• GIVEN INSTRUCTION:
Set down, exactly as written, the lines from the top of the data to the line that holds "import * as", and omit the pictures.
^^^^^^^^^^^^^^^^
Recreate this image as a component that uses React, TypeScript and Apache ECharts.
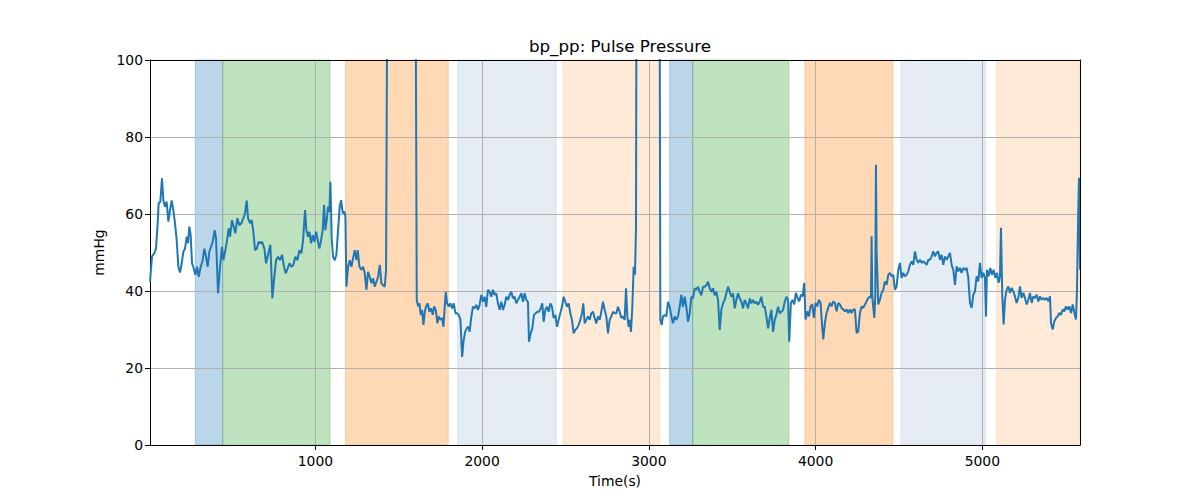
import React, { useEffect, useRef } from "react";
import * as echarts from "echarts";

// Time (s) of each sample
const timeSec = [
  8, 20, 34, 44, 54, 60, 70, 80, 88, 98, 108, 118, 128, 138, 148, 158, 168, 178, 188, 198,
  208, 218, 228, 236, 244, 252, 260, 270, 280, 290, 300, 310, 324, 334, 344, 354, 364, 374, 384, 396,
  404, 416, 428, 440, 448, 460, 472, 480, 488, 500, 510, 520, 532, 544, 556, 568, 578, 588, 596, 608,
  618, 628, 638, 648, 660, 670, 680, 694, 704, 716, 730, 742, 752, 764, 776, 788, 800, 812, 822, 834,
  844, 856, 868, 880, 892, 904, 916, 926, 932, 938, 946, 956,
  964, 974, 984, 994, 1004, 1014, 1024, 1034, 1044, 1052, 1060, 1068, 1076, 1084, 1090, 1098, 1106, 1116, 1126, 1136,
  1146, 1154, 1164, 1174, 1180, 1186, 1196, 1206, 1216, 1226, 1236, 1246, 1254, 1264, 1276, 1286, 1296, 1306, 1316, 1326,
  1336, 1346, 1356, 1366, 1376, 1386, 1396, 1406, 1416, 1424, 1434, 1520, 1598,
  1608, 1616, 1624, 1632, 1640, 1648, 1656, 1664, 1674, 1684, 1694, 1704, 1712, 1722, 1732, 1740, 1750, 1760, 1768, 1776,
  1782, 1790, 1800, 1810, 1820, 1830, 1840, 1850, 1860, 1870, 1880, 1888, 1898, 1908, 1918,
  1925, 1935, 1945, 1955, 1965, 1975, 1985, 1995, 2005, 2015, 2025, 2035, 2045, 2055, 2065, 2075, 2085, 2095, 2105, 2115,
  2125, 2135, 2145, 2155, 2165, 2175, 2185, 2195, 2205, 2215, 2225, 2235, 2245, 2255, 2265, 2275, 2281, 2291, 2301, 2311,
  2321, 2331, 2341, 2351, 2361, 2369, 2379, 2389, 2399, 2409, 2419, 2429, 2439, 2449, 2459, 2469, 2479, 2489, 2499, 2509,
  2519, 2529, 2539, 2549, 2559, 2569, 2579, 2589, 2599, 2607, 2615, 2625, 2635, 2645, 2655, 2665, 2675, 2685, 2695, 2705,
  2715, 2725, 2735, 2745, 2755, 2765, 2775, 2785, 2795, 2805, 2815, 2825, 2835, 2845, 2855, 2863, 2871, 2879,
  2885, 2893, 2901, 2909, 2917, 2923, 2927, 3000, 3063,
  3069, 3077, 3085, 3095, 3105, 3115, 3125, 3135, 3145, 3155, 3165, 3175, 3185, 3195, 3205, 3215, 3225, 3235, 3245, 3255,
  3265, 3275, 3285, 3295, 3305, 3315, 3325, 3335, 3345, 3355, 3365, 3375, 3385, 3395, 3405, 3415, 3425, 3435, 3445, 3455,
  3465, 3475, 3485, 3495, 3505, 3515, 3525, 3535, 3545, 3555, 3565, 3575, 3585, 3595, 3605, 3615, 3625, 3635, 3645, 3655,
  3665, 3675, 3685, 3695, 3705, 3715, 3725, 3735, 3745, 3755, 3765, 3775, 3785, 3795, 3805, 3815, 3825, 3835, 3842,
  3852, 3862, 3872, 3882, 3892, 3902, 3912, 3922, 3932, 3940, 3950, 3960, 3970, 3980, 3990, 4000, 4010, 4020, 4030, 4038,
  4046, 4056, 4066, 4076, 4086, 4096, 4106, 4116, 4126, 4136, 4146, 4156, 4166, 4176, 4186, 4196, 4206, 4216, 4226, 4236,
  4246, 4256, 4266, 4276, 4286, 4296, 4306, 4316, 4326, 4332, 4336, 4340, 4352, 4358, 4362, 4366, 4376, 4386, 4396, 4406,
  4416, 4426, 4436, 4446, 4456, 4466, 4476, 4486, 4496, 4506, 4516, 4526, 4536, 4546, 4556, 4566, 4576, 4586, 4596, 4606,
  4616, 4626, 4636, 4646, 4656, 4666, 4676, 4686, 4696, 4706, 4716, 4726, 4736, 4746, 4756, 4766, 4776, 4786, 4796,
  4806, 4816, 4826, 4836, 4846, 4856, 4866, 4876, 4886, 4896, 4906, 4916, 4926, 4936, 4946, 4956, 4966, 4976, 4986, 4996,
  5006, 5016, 5022, 5028, 5038, 5048, 5058, 5068, 5078, 5088, 5098, 5106, 5112, 5120, 5128, 5136, 5146, 5156, 5166, 5176,
  5186, 5196, 5206, 5216, 5226, 5236, 5246, 5256, 5266, 5276, 5286, 5296, 5306, 5316, 5326, 5336, 5346, 5356, 5366, 5376,
  5386, 5396, 5406, 5412, 5422, 5432, 5442, 5452, 5462, 5472, 5482, 5492, 5502, 5512, 5522, 5532, 5542, 5552, 5562, 5568,
  5572, 5576, 5580, 5586,
];

// Pulse pressure (mmHg) for each sample
const pulsePressure = [
  42.4, 49.0, 49.8, 51.0, 57.6, 62.8, 63.2, 69.3, 63.6, 61.9, 63.2, 58.0, 61.0, 63.5, 61.0, 57.6, 53.2, 46.3, 44.8, 47.2,
  50.2, 51.0, 54.1, 52.4, 56.7, 54.5, 47.2, 45.9, 44.2, 46.3, 43.7, 45.9, 48.0, 51.0, 48.9, 46.3, 50.2, 51.5, 52.8, 55.8,
  53.7, 39.4, 46.3, 51.5, 48.0, 50.6, 53.7, 56.3, 54.1, 58.4, 56.7, 55.0, 58.9, 57.1, 57.6, 58.9, 60.2, 63.5, 58.9, 57.6,
  58.4, 55.4, 50.6, 51.0, 52.8, 52.4, 52.8, 51.0, 47.2, 49.4, 52.0, 38.1, 42.9, 48.0, 48.9, 48.0, 49.4, 46.3, 44.6, 45.9,
  47.2, 46.3, 46.8, 48.9, 48.0, 50.6, 49.8, 53.2, 57.1, 61.0, 55.8, 54.1,
  55.4, 52.4, 54.5, 52.8, 55.4, 53.2, 51.0, 53.2, 55.8, 62.3, 55.8, 58.4, 61.9, 60.6, 68.4, 53.2, 48.9, 48.0, 49.4, 55.8,
  61.9, 63.6, 60.2, 60.6, 59.3, 41.1, 46.3, 48.0, 46.3, 48.5, 50.6, 48.0, 50.6, 46.3, 45.5, 46.3, 44.6, 40.3, 45.0, 43.7,
  42.0, 43.3, 41.1, 42.4, 43.7, 46.8, 42.0, 41.5, 41.1, 45.5, 150, 200, 160,
  37.7, 36.0, 36.8, 33.8, 35.1, 31.2, 34.6, 36.0, 36.8, 34.6, 35.5, 33.8, 36.0, 35.1, 31.6, 33.4, 32.5, 33.0, 30.7, 36.0,
  39.8, 36.8, 36.0, 36.8, 35.5, 36.8, 34.2, 34.2, 33.8, 32.5, 22.9, 26.8, 29.4, 30.3, 30.7,
  29.4, 33.3, 35.9, 35.5, 36.4, 35.1, 36.4, 39.0, 37.2, 38.5, 35.9, 40.3, 39.8, 38.5, 40.3, 39.0, 39.4, 36.8, 35.1, 37.2,
  35.1, 36.4, 38.5, 37.7, 39.0, 39.8, 38.1, 38.5, 36.8, 37.7, 38.5, 39.4, 37.2, 39.4, 37.7, 37.2, 26.8, 29.0, 30.3, 33.8,
  34.2, 34.6, 34.6, 35.5, 36.8, 32.0, 35.1, 35.9, 34.6, 36.8, 35.9, 33.0, 33.8, 30.7, 32.5, 34.2, 35.9, 38.5, 37.2, 35.9,
  36.8, 34.2, 32.5, 29.0, 29.9, 30.3, 31.2, 32.5, 34.2, 36.8, 31.6, 32.5, 33.4, 32.5, 34.2, 34.6, 33.0, 31.6, 33.4, 32.5,
  34.6, 37.2, 35.1, 33.4, 29.0, 32.5, 33.4, 34.6, 34.2, 34.2, 35.9, 34.6, 33.0, 33.4, 32.5, 40.7, 33.4, 30.7,
  32.5, 29.4, 35.9, 46.3, 44.2, 56.7, 150, 200, 150,
  32.5, 31.2, 33.4, 33.8, 33.4, 37.2, 35.9, 33.4, 31.6, 33.4, 32.5, 33.4, 35.9, 39.0, 35.9, 38.5, 35.9, 32.0, 34.2, 38.5,
  38.1, 40.7, 40.3, 41.1, 39.8, 38.9, 41.1, 41.1, 41.5, 42.4, 40.7, 39.8, 40.7, 38.9, 39.8, 37.7, 29.9, 35.1, 36.8, 37.7,
  39.4, 41.1, 39.8, 38.5, 39.4, 35.5, 37.7, 39.4, 38.1, 37.2, 35.5, 37.7, 36.8, 35.5, 38.1, 36.8, 37.7, 36.8, 37.2, 36.4,
  37.2, 38.5, 35.9, 35.9, 33.4, 30.3, 32.9, 35.1, 29.4, 32.5, 33.8, 35.9, 34.2, 34.6, 35.1, 37.2, 38.5, 37.7, 26.8,
  36.9, 37.7, 36.5, 39.5, 38.2, 37.3, 39.0, 38.6, 42.1, 32.6, 34.7, 33.4, 36.0, 36.5, 33.0, 36.9, 36.0, 37.7, 36.9, 31.7,
  27.4, 31.7, 34.3, 35.6, 36.9, 36.0, 37.3, 36.9, 34.7, 36.9, 36.5, 35.6, 35.2, 34.7, 35.2, 34.3, 35.2, 34.3, 35.2, 35.2,
  29.1, 29.5, 34.3, 36.0, 35.6, 36.5, 37.3, 38.2, 38.6, 38.2, 54.2, 38.6, 33.0, 38.6, 72.8, 50.7, 36.5, 37.7, 39.5, 40.3,
  42.5, 41.6, 44.2, 44.7, 43.8, 44.2, 40.3, 41.2, 45.5, 47.3, 43.4, 44.7, 43.8, 44.2, 45.1, 46.8, 47.7, 46.8, 50.3, 48.1,
  47.3, 48.1, 47.3, 47.7, 47.3, 46.8, 48.1, 48.1, 49.0, 50.3, 49.0, 49.9, 50.3, 48.1, 49.4, 46.8, 49.0, 48.1, 49.0,
  49.9, 46.8, 45.5, 41.6, 46.4, 45.1, 46.0, 44.7, 46.0, 45.5, 46.0, 43.4, 36.9, 35.6, 39.0, 39.9, 43.8, 42.5, 47.3, 43.4,
  44.7, 43.4, 33.4, 45.5, 43.8, 46.0, 44.2, 45.5, 43.4, 44.7, 42.1, 43.8, 56.4, 38.6, 31.3, 37.7, 40.3, 41.2, 39.5, 40.8,
  39.9, 38.6, 36.9, 38.2, 41.2, 38.2, 39.5, 38.2, 36.5, 37.7, 39.5, 36.9, 38.6, 38.2, 39.0, 37.3, 38.6, 37.7, 38.2, 37.7,
  38.2, 37.3, 38.6, 31.7, 30.0, 32.1, 33.0, 33.4, 34.3, 33.8, 35.2, 34.7, 36.0, 35.2, 36.0, 34.3, 36.5, 34.3, 32.6, 40.3,
  51.6, 62.0, 69.4, 45.5,
];

// Shaded phases
const spanStart = [280, 444, 1180, 1853, 2485, 3125, 3263, 3936, 4512, 5086];
const spanEnd = [444, 1088, 1797, 2445, 3065, 3263, 3840, 4464, 5020, 5586];
const spanKind = ["A", "B", "C", "D", "E", "A", "B", "C", "D", "E"];

const xTicks = [1000, 2000, 3000, 4000, 5000];
const X_MIN = 8;
const X_MAX = 5586;
const Y_MIN = 0;
const Y_MAX = 100;
const Y_STEP = 20;

const kindColor: Record<string, string> = {
  A: "rgba(31,119,180,0.3)",
  B: "rgba(44,160,44,0.3)",
  C: "rgba(255,127,14,0.3)",
  D: "rgba(176,196,222,0.33)",
  E: "rgba(255,127,14,0.16)",
};

const FONT = "DejaVu Sans";

export default function App() {
  const ref = useRef<HTMLDivElement>(null);
  useEffect(() => {
    if (!ref.current) return;
    const chart = echarts.init(ref.current, null, { renderer: "svg" });
    const lineData = timeSec.map((t, i) => [t, pulsePressure[i]]);
    const areas = spanStart.map((s, i) => [
      {
        xAxis: s,
        itemStyle: {
          color: kindColor[spanKind[i]],
          borderColor: kindColor[spanKind[i]],
          borderWidth: 1,
        },
      },
      { xAxis: spanEnd[i] },
    ]);
    chart.setOption({
      animation: false,
      backgroundColor: "#ffffff",
      title: {
        text: "bp_pp: Pulse Pressure",
        left: 615,
        top: 32,
        textAlign: "center",
        textStyle: { fontFamily: FONT, fontSize: 16.7, fontWeight: "normal", color: "#000" },
      },
      grid: { left: 150, right: 120, top: 60, bottom: 55, containLabel: false },
      xAxis: [
        {
          type: "value",
          min: X_MIN,
          max: X_MAX,
          position: "bottom",
          z: 2,
          name: "Time(s)",
          nameLocation: "middle",
          nameGap: 29,
          nameTextStyle: { fontFamily: FONT, fontSize: 13.9, color: "#000" },
          axisLine: { show: true, onZero: false, lineStyle: { color: "#000", width: 1 } },
          axisTick: { show: true, length: 5, lineStyle: { color: "#000", width: 1 }, customValues: xTicks },
          axisLabel: {
            customValues: xTicks,
            formatter: (v: number) => String(v),
            hideOverlap: false,
            fontFamily: FONT,
            fontSize: 13.9,
            color: "#000",
            margin: 9,
          },
          splitLine: { show: true, lineStyle: { color: "#b0b0b0", width: 1 } },
        },
        {
          type: "value",
          min: X_MIN,
          max: X_MAX,
          position: "top",
          z: 4,
          axisLine: { show: true, onZero: false, lineStyle: { color: "#000", width: 1 } },
          axisTick: { show: false },
          axisLabel: { show: false },
          splitLine: { show: false },
        },
      ],
      yAxis: [
        {
          type: "value",
          min: Y_MIN,
          max: Y_MAX,
          interval: Y_STEP,
          z: 2,
          name: "mmHg",
          nameLocation: "middle",
          nameGap: 42,
          nameTextStyle: { fontFamily: FONT, fontSize: 13.9, color: "#000" },
          axisLine: { show: true, onZero: false, lineStyle: { color: "#000", width: 1 } },
          axisTick: { show: true, length: 5, lineStyle: { color: "#000", width: 1 } },
          axisLabel: { fontFamily: FONT, fontSize: 13.9, color: "#000", margin: 7 },
          splitLine: { show: true, lineStyle: { color: "#b0b0b0", width: 1 } },
        },
        {
          type: "value",
          min: Y_MIN,
          max: Y_MAX,
          position: "right",
          z: 4,
          axisLine: { show: true, onZero: false, lineStyle: { color: "#000", width: 1 } },
          axisTick: { show: false },
          axisLabel: { show: false },
          splitLine: { show: false },
        },
      ],
      series: [
        {
          type: "line",
          name: "bp_pp",
          data: lineData,
          xAxisIndex: 0,
          yAxisIndex: 0,
          z: 3,
          showSymbol: false,
          symbol: "none",
          clip: true,
          lineStyle: { color: "#1f77b4", width: 2 },
          itemStyle: { color: "#1f77b4" },
          markArea: { silent: true, z: 1, data: areas },
        },
      ],
    });
    return () => chart.dispose();
  }, []);
  return (
    <div
      ref={ref}
      style={{ position: "fixed", left: 0, top: 0, width: 1200, height: 500 }}
    />
  );
}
^^^^^^^^^^^^^^^^
• ANSWER TO THIS EXERCISE:
Recreate this image as a component that uses React, TypeScript and Apache ECharts.
import React, { useEffect, useRef } from "react";
import * as echarts from "echarts";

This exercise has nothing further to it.